L'éducation nouvelle. Liberté, créativité, autonomie

« Et sur les indications du diable, on créa l'école. L'enfant aime la nature : on le parqua dans des salles closes. L'enfant aime voir son activité servir à quelque chose : on fit en sorte qu'elle n'eût aucun but. Il aime bouger : on l'obligea à se tenir immobile. Il aime manier des objets : on le mit en contact avec des idées. Il aime se servir de ses mains : on ne mit en jeu que son cerveau. Il aime parler : on le contraignit au silence. Il voudrait raisonner : on le fit mémoriser. Il voudrait chercher la science : on la lui servit toute faite. Il voudrait s'enthousiasmer : on inventa les punitions. (... ) Alors les enfants apprirent ce qu'ils n'auraient jamais appris sans cela. Ils surent dissimuler, ils surent tricher, ils surent mentir. » Cette déclaration d'Adolphe Ferrière, cofondateur en 1921 de la Ligue internationale de l'éducation nouvelle, résume une préoccupation commune de ce courant : la critique de la pédagogie traditionnelle.

C'est à la fin du XIXe siècle que naissent les premières écoles nouvelles : la New School d'Abbotsholme, en Angleterre, créée par Cecil Reddie ; l'école-laboratoire de l'université de Chicago, fondée par John Dewey ; les Arbeitsschule (école active) de Munich, par Georg Kerschensteiner ; la Casa de bambini, à Rome, de Maria Montessori ; l'école de l'Ermitage d'Ovide Decroly, à Bruxelles, en 1907 ; l'école des Roches, en France.

Éduquer dans un esprit nouveau

Au lendemain de la Première Guerre mondiale, le mouvement prend un nouveau souffle : la nécessité de réformer l'éducation se fait sentir pour former « des individus capables de mettre fin aux guerres et d'organiser, par la compréhension mutuelle, un monde meilleur ». Toutes sortes de tentatives pédagogiques fleurissent : à la fondation des Communautés libres de Hambourg, les enfants organisent seuls leur vie scolaire, décident de leur règlement et choisissent leurs responsables. Aux Etats-Unis, le plan Dalton met en place les méthodes de travail individualisé et une pédagogie du contrat entre l'élève et l'enseignant, tandis qu'en Angleterre, A.S. Neill fonde sa célèbre école de Summerhill, en 1921...

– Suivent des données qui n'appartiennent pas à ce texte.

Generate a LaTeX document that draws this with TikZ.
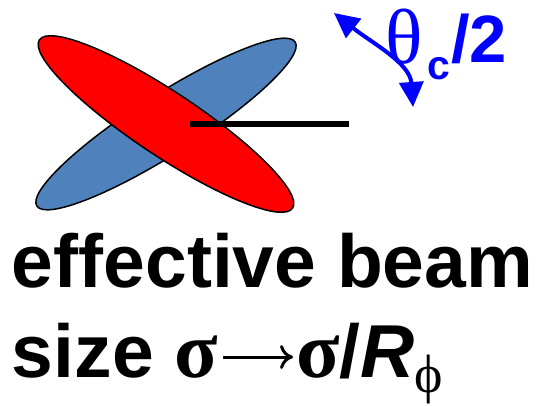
\documentclass[tikz,border=0pt]{standalone}
\usepackage{fontspec}
\setmainfont{Liberation Sans}
\newfontfamily\grk{Liberation Serif}
\usetikzlibrary{arrows.meta}
\definecolor{beamblue}{RGB}{79,129,189}
\definecolor{beamred}{RGB}{255,0,0}
\tikzset{
  beamshape/.style={draw=black, line width=1.5pt},
  anglearrow/.style={draw=blue, line width=4pt,
    {Triangle[length=25pt,width=24pt]}-{Triangle[length=25pt,width=24pt]}},
  txt/.style={anchor=base west, inner sep=0pt, outer sep=0pt},
  maparrow/.style={line width=3pt, -{Computer Modern Rightarrow[length=13pt,width=24pt]}},
}
\begin{document}
\begin{tikzpicture}[x=1pt,y=1pt]
\useasboundingbox (0,0) rectangle (537,405);
% beams
\coordinate (ip) at (166,281);
\draw[beamshape, fill=beamblue, rotate around={32.4:(ip)}] (ip) ellipse [x radius=153, y radius=30];
\draw[beamshape, fill=beamred, rotate around={-33.6:(ip)}] (ip) ellipse [x radius=152, y radius=32];
% axis line
\coordinate (ls) at (190,281);
\coordinate (le) at (349,281);
\draw[line width=6.7pt] (ls) -- (le);
% crossing angle arrow
\coordinate (t1) at (334,392);
\coordinate (t2) at (413,298);
\draw[anglearrow] (t1) .. controls (372,362) and (410,342) .. (t2);
% angle label
\node[txt, text=blue] (theta) at (385,341) {\grk\fontsize{78}{78}\selectfont θ};
\node[txt, text=blue] (sub) at (427,325) {\bfseries\fontsize{41}{41}\selectfont c};
\node[txt, text=blue] (half) at (451,342) {\bfseries\fontsize{67}{67}\selectfont /2};
% caption
\node[txt] (line1) at (12,118) {\bfseries\fontsize{75}{75}\selectfont effective beam};
\node[txt] (line2a) at (12,28) {\bfseries\fontsize{75}{75}\selectfont size {\grk\fontsize{80}{80}\selectfont σ}};
\node[txt] (line2b) at (296,28) {\bfseries\fontsize{75}{75}\selectfont{\grk\fontsize{80}{80}\selectfont σ}/{\itshape R}\raisebox{-15pt}{\grk\mdseries\fontsize{54}{54}\selectfont ϕ}};
\coordinate (m1) at (223,48);
\coordinate (m2) at (293,48);
\draw[maparrow] (m1) -- (m2);
\end{tikzpicture}
\end{document}
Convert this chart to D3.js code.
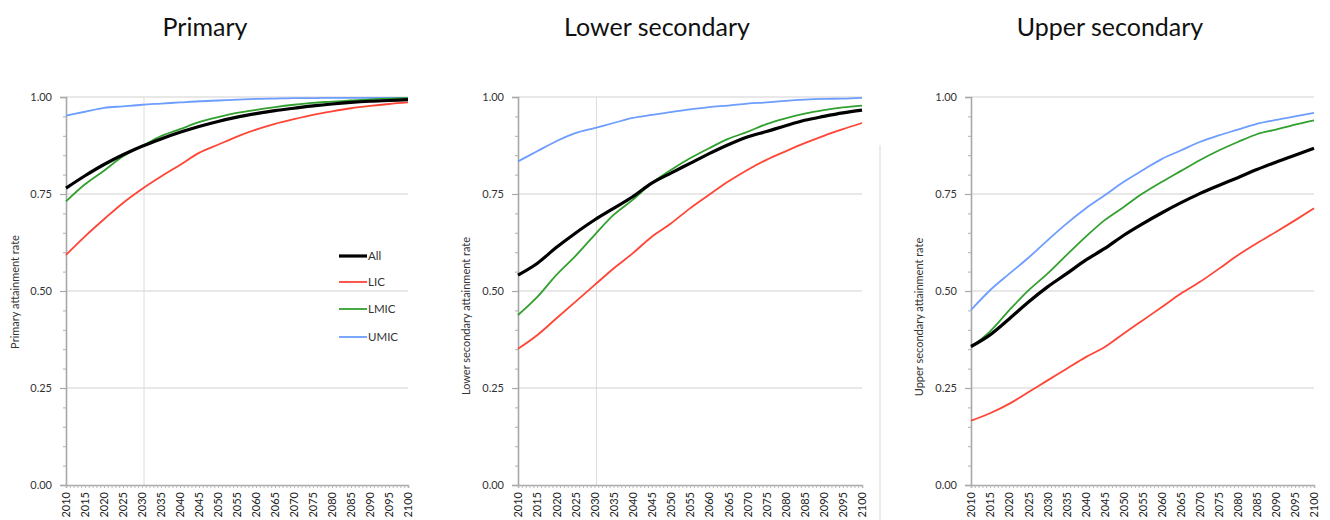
<!DOCTYPE html>
<html>
<head>
<meta charset="utf-8">
<script src="https://cdn.jsdelivr.net/npm/d3@7"></script>
<style>
  html, body { margin: 0; padding: 0; background: #fff; }
  svg { display: block; }
</style>
</head>
<body>
<svg id="chart" width="1330" height="520"></svg>
<script>
// ---------------- DATA ----------------
const years = [2010, 2015, 2020, 2025, 2030, 2035, 2040, 2045, 2050, 2055, 2060, 2065, 2070, 2075, 2080, 2085, 2090, 2095, 2100];
const seriesNames = ["All", "LIC", "LMIC", "UMIC"];
const panelTitles = ["Primary", "Lower secondary", "Upper secondary"];
const axisTitles = ["Primary attainment rate", "Lower secondary attainment rate", "Upper secondary attainment rate"];
const yTickValues = [0, 0.25, 0.5, 0.75, 1];
const xTickLabelYears = [2010, 2015, 2020, 2025, 2030, 2035, 2040, 2045, 2050, 2055, 2060, 2065, 2070, 2075, 2080, 2085, 2090, 2095, 2100];
const refYear = 2030;

// Primary
const primaryAll  = [0.765, 0.797, 0.826, 0.851, 0.873, 0.892, 0.909, 0.924, 0.937, 0.948, 0.957, 0.965, 0.971, 0.977, 0.982, 0.986, 0.989, 0.991, 0.993];
const primaryLIC  = [0.593, 0.641, 0.685, 0.727, 0.763, 0.795, 0.825, 0.856, 0.877, 0.898, 0.916, 0.931, 0.943, 0.954, 0.963, 0.971, 0.977, 0.982, 0.986];
const primaryLMIC = [0.731, 0.775, 0.810, 0.847, 0.873, 0.899, 0.917, 0.935, 0.948, 0.959, 0.967, 0.974, 0.980, 0.985, 0.988, 0.991, 0.994, 0.996, 0.997];
const primaryUMIC = [0.952, 0.962, 0.972, 0.976, 0.980, 0.983, 0.986, 0.989, 0.991, 0.993, 0.995, 0.996, 0.997, 0.997, 0.998, 0.998, 0.998, 0.998, 0.998];

// Lower secondary
const lowerAll  = [0.541, 0.571, 0.612, 0.649, 0.683, 0.713, 0.743, 0.778, 0.804, 0.829, 0.854, 0.877, 0.897, 0.911, 0.926, 0.940, 0.950, 0.959, 0.966];
const lowerLIC  = [0.351, 0.386, 0.429, 0.472, 0.515, 0.558, 0.597, 0.640, 0.674, 0.713, 0.748, 0.782, 0.812, 0.838, 0.860, 0.881, 0.900, 0.917, 0.933];
const lowerLMIC = [0.438, 0.484, 0.541, 0.590, 0.644, 0.696, 0.735, 0.778, 0.812, 0.842, 0.868, 0.892, 0.910, 0.930, 0.945, 0.957, 0.966, 0.973, 0.978];
const lowerUMIC = [0.834, 0.860, 0.886, 0.907, 0.920, 0.933, 0.946, 0.954, 0.961, 0.968, 0.974, 0.978, 0.983, 0.986, 0.990, 0.993, 0.995, 0.996, 0.998];

// Upper secondary
const upperAll  = [0.357, 0.387, 0.428, 0.471, 0.510, 0.544, 0.579, 0.609, 0.643, 0.673, 0.701, 0.727, 0.751, 0.772, 0.792, 0.813, 0.832, 0.850, 0.868];
const upperLIC  = [0.166, 0.185, 0.209, 0.239, 0.269, 0.299, 0.329, 0.355, 0.390, 0.424, 0.458, 0.493, 0.523, 0.557, 0.592, 0.623, 0.652, 0.682, 0.713];
const upperLMIC = [0.355, 0.396, 0.450, 0.501, 0.544, 0.592, 0.639, 0.682, 0.716, 0.751, 0.781, 0.809, 0.837, 0.862, 0.884, 0.904, 0.916, 0.929, 0.940];
const upperUMIC = [0.451, 0.502, 0.544, 0.585, 0.630, 0.673, 0.712, 0.746, 0.781, 0.811, 0.840, 0.862, 0.884, 0.901, 0.916, 0.931, 0.941, 0.950, 0.959];

const panelData = [
  [primaryAll, primaryLIC, primaryLMIC, primaryUMIC],
  [lowerAll, lowerLIC, lowerLMIC, lowerUMIC],
  [upperAll, upperLIC, upperLMIC, upperUMIC]
];

// ---------------- STYLE / LAYOUT ----------------
const colors = { "All": "#000000", "LIC": "#ff4536", "LMIC": "#32a02e", "UMIC": "#6c9dff" };
const widths = { "All": 3.2, "LIC": 1.8, "LMIC": 1.8, "UMIC": 1.8 };
const panels = [
  { x0: 66,  x1: 408,  titleX: 205,  axisTitleX: 15,  axisTitleY: 292, refLine: true },
  { x0: 518, x1: 862,  titleX: 657,  axisTitleX: 466, axisTitleY: 316, refLine: true },
  { x0: 971, x1: 1314, titleX: 1110, axisTitleX: 919, axisTitleY: 317, refLine: false }
];
const yTop = 97, yBottom = 485;
const FONT = "Lato, 'Open Sans', sans-serif";

const svg = d3.select("#chart");

panels.forEach((p, pi) => {
  const x = d3.scaleLinear().domain([2010, 2100]).range([p.x0, p.x1]);
  const y = d3.scaleLinear().domain([0, 1]).range([yBottom, yTop]);
  const g = svg.append("g");

  // title
  g.append("text")
    .attr("x", p.titleX).attr("y", 36)
    .attr("text-anchor", "middle")
    .style("font-family", FONT).style("font-size", "25px").style("fill", "#111")
    .text(panelTitles[pi]);

  // gridlines
  g.selectAll(".grid").data(yTickValues.filter(v => v > 0)).join("line")
    .attr("x1", p.x0).attr("x2", p.x1)
    .attr("y1", d => y(d)).attr("y2", d => y(d))
    .attr("stroke", "#e8e8e8").attr("stroke-width", 2);

  // reference line
  if (p.refLine) {
    g.append("line")
      .attr("x1", x(refYear) + 2).attr("x2", x(refYear) + 2)
      .attr("y1", y(1)).attr("y2", y(0))
      .attr("stroke", "#dcdcdc").attr("stroke-width", 1);
  }

  // minor y ticks
  const yMinorAxis = d3.axisLeft(y).tickValues(d3.range(0, 1.0001, 0.05)).tickSize(3).tickFormat("");
  const gyMinor = g.append("g").attr("transform", `translate(${p.x0},0)`).call(yMinorAxis);
  gyMinor.select(".domain").remove();
  gyMinor.selectAll("line").attr("stroke", "#b0b0b0");

  // y axis
  const yAxis = d3.axisLeft(y).tickValues(yTickValues).tickSize(6).tickPadding(8).tickFormat(d3.format(".2f"));
  const gy = g.append("g").attr("transform", `translate(${p.x0},0)`).call(yAxis);
  gy.select(".domain").attr("stroke", "#a8a8a8").attr("stroke-width", 1.6);
  gy.selectAll("line").attr("stroke", "#a8a8a8").attr("stroke-width", 1.2);
  gy.selectAll("text").style("font-family", FONT).style("font-size", "11px").style("fill", "#333");

  // x axis (yearly minor ticks)
  const xAxisMinor = d3.axisBottom(x).tickValues(d3.range(2010, 2101, 1)).tickSize(3).tickFormat("");
  const gxm = g.append("g").attr("transform", `translate(0,${yBottom})`).call(xAxisMinor);
  gxm.select(".domain").attr("stroke", "#a8a8a8").attr("stroke-width", 1.6);
  gxm.selectAll("line").attr("stroke", "#b8b8b8");

  const xAxis = d3.axisBottom(x).tickValues(xTickLabelYears).tickSize(0).tickFormat(d3.format("d"));
  const gx = g.append("g").attr("transform", `translate(0,${yBottom})`).call(xAxis);
  gx.select(".domain").remove();
  gx.selectAll("text")
    .attr("transform", "rotate(-90)")
    .attr("x", -7).attr("y", 0).attr("dy", "0.35em")
    .attr("text-anchor", "end")
    .style("font-family", FONT).style("font-size", "11px").style("fill", "#222");

  // axis title
  g.append("text")
    .attr("transform", `translate(${p.axisTitleX},${p.axisTitleY}) rotate(-90)`)
    .attr("text-anchor", "middle").attr("dy", "0.35em")
    .style("font-family", FONT).style("font-size", "11px").style("fill", "#333")
    .text(axisTitles[pi]);

  // series lines
  const line = d3.line().x((d, i) => x(years[i])).y(d => y(d)).curve(d3.curveMonotoneX);
  const order = [3, 1, 2, 0];
  order.forEach(si => {
    const name = seriesNames[si];
    g.append("path")
      .datum(panelData[pi][si])
      .attr("d", line)
      .attr("fill", "none")
      .attr("stroke", colors[name])
      .attr("stroke-width", widths[name])
      .attr("stroke-linejoin", "round");
  });
});

// stray divider line near panel 2
svg.append("line")
  .attr("x1", 880).attr("x2", 880).attr("y1", 145).attr("y2", 520)
  .attr("stroke", "#ececec").attr("stroke-width", 2);

// legend (panel 1)
const legendYs = [256, 282, 309, 337];
const lg = svg.append("g");
seriesNames.forEach((name, i) => {
  lg.append("line")
    .attr("x1", 339).attr("x2", 367)
    .attr("y1", legendYs[i]).attr("y2", legendYs[i])
    .attr("stroke", colors[name]).attr("stroke-width", widths[name]);
  lg.append("text")
    .attr("x", 368).attr("y", legendYs[i]).attr("dy", "0.35em")
    .style("font-family", FONT).style("font-size", "11.5px").style("fill", "#333")
    .text(name);
});
</script>
</body>
</html>
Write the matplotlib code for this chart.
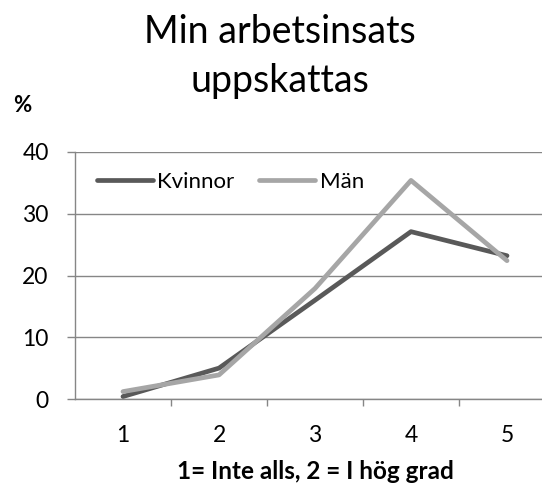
import matplotlib.pyplot as plt

categories = ["1", "2", "3", "4", "5"]
kvinnor = [0.4, 5.0, 16.0, 27.1, 23.2]
man = [1.2, 3.9, 17.9, 35.4, 22.4]

plt.rcParams['font.family'] = ['Lato', 'DejaVu Sans']

W, H = 542, 487
fig = plt.figure(figsize=(W / 100, H / 100), dpi=100)
# axes deliberately runs past the right edge, like the source
ax = fig.add_axes([75 / W, (H - 399) / H, 480 / W, 247 / H])

x = list(range(1, len(categories) + 1))
ax.plot(x, kvinnor, color="#595959", lw=3.4, label="Kvinnor", solid_capstyle="round")
ax.plot(x, man, color="#A6A6A6", lw=3.4, label="Män", solid_capstyle="round")

ax.set_xlim(0.5, 5.5)
ax.set_ylim(0, 40)
ax.set_yticks([0, 10, 20, 30, 40])
ax.set_xticks(x)
ax.set_xticklabels(categories)
ax.set_xticks([1.5, 2.5, 3.5, 4.5], minor=True)
ax.tick_params(axis="x", which="major", length=0, pad=19, labelsize=16.5)
ax.tick_params(axis="x", which="minor", length=5, color="#868686", width=1, direction="out")
ax.tick_params(axis="y", length=6, color="#868686", width=1, pad=13, labelsize=16.5)

ax.grid(axis="y", color="#868686", lw=1)
ax.set_axisbelow(True)
for s in ["top", "right"]:
    ax.spines[s].set_visible(False)
for s in ["left", "bottom"]:
    ax.spines[s].set_color("#868686")
    ax.spines[s].set_linewidth(1)

ax.set_xlabel("1= Inte alls, 2 = I hög grad", fontsize=17.5, fontweight="bold", labelpad=10)

# title in two lines, placed by baseline
fig.text(280 / W, 1 - 43 / H, "Min arbetsinsats", ha="center", va="baseline", fontsize=27)
fig.text(280 / W, 1 - 92 / H, "uppskattas", ha="center", va="baseline", fontsize=27)
fig.text(13 / W, 1 - 105 / H, "%", ha="left", va="center", fontsize=16, fontweight="bold")

ax.legend(loc="center left", bbox_to_anchor=(97 / W, 1 - 182 / H), bbox_transform=fig.transFigure,
          ncol=2, frameon=False, fontsize=16, borderpad=0, borderaxespad=0,
          handlelength=2.5, handletextpad=0.22, columnspacing=1.1)

fig.savefig("out.png", dpi=100)
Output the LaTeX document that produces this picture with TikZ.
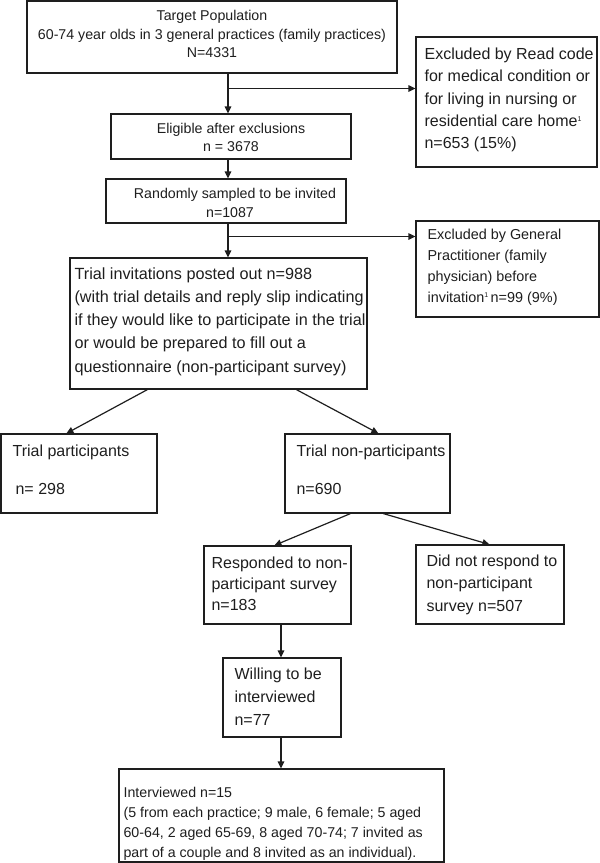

A la même époque, le psychologue suisse Edouard Claparède crée l'Institut Jean-Jacques-Rousseau, à Genève, en 1912, véritable institut de sciences de l'éducation destiné à former, « dans un esprit nouveau », aux carrières pédagogiques. Et c'est dans les années 20 que l'un de ses élèves, Jean Piaget, commence à publier toute une série d'ouvrages sur le développement de l'intelligence chez l'enfant. Avec ceux d'Henri Wallon, ils influenceront et encourageront le développement de l'éducation nouvelle. De leurs côtés, Ferdinand Buisson et Alfred Binet poursuivent leurs travaux sur la mesure de l'intelligence et prônent une pédagogie scientifique. Durant cette période, le foisonnement des publications témoigne d'une intense activité de recherche pédagogique. L'éducation nouvelle puise son inspiration dans divers courants, scientifique (celui de la psychologie de l'enfant), philosophique (le pragmatisme de John Dewey, philosophe américain dont la formule « learning by doing » est restée célèbre). Mais surtout, « l'amour et le respect de l'enfance sont universels dans toute l'histoire de l'éducation nouvelle », explique Roger Cousinet (L'Education nouvelle, 1968). A partir des idées rousseauistes, sont exaltés la vie à la campagne, le travail manuel et le jardinage, la liberté et la création artistique.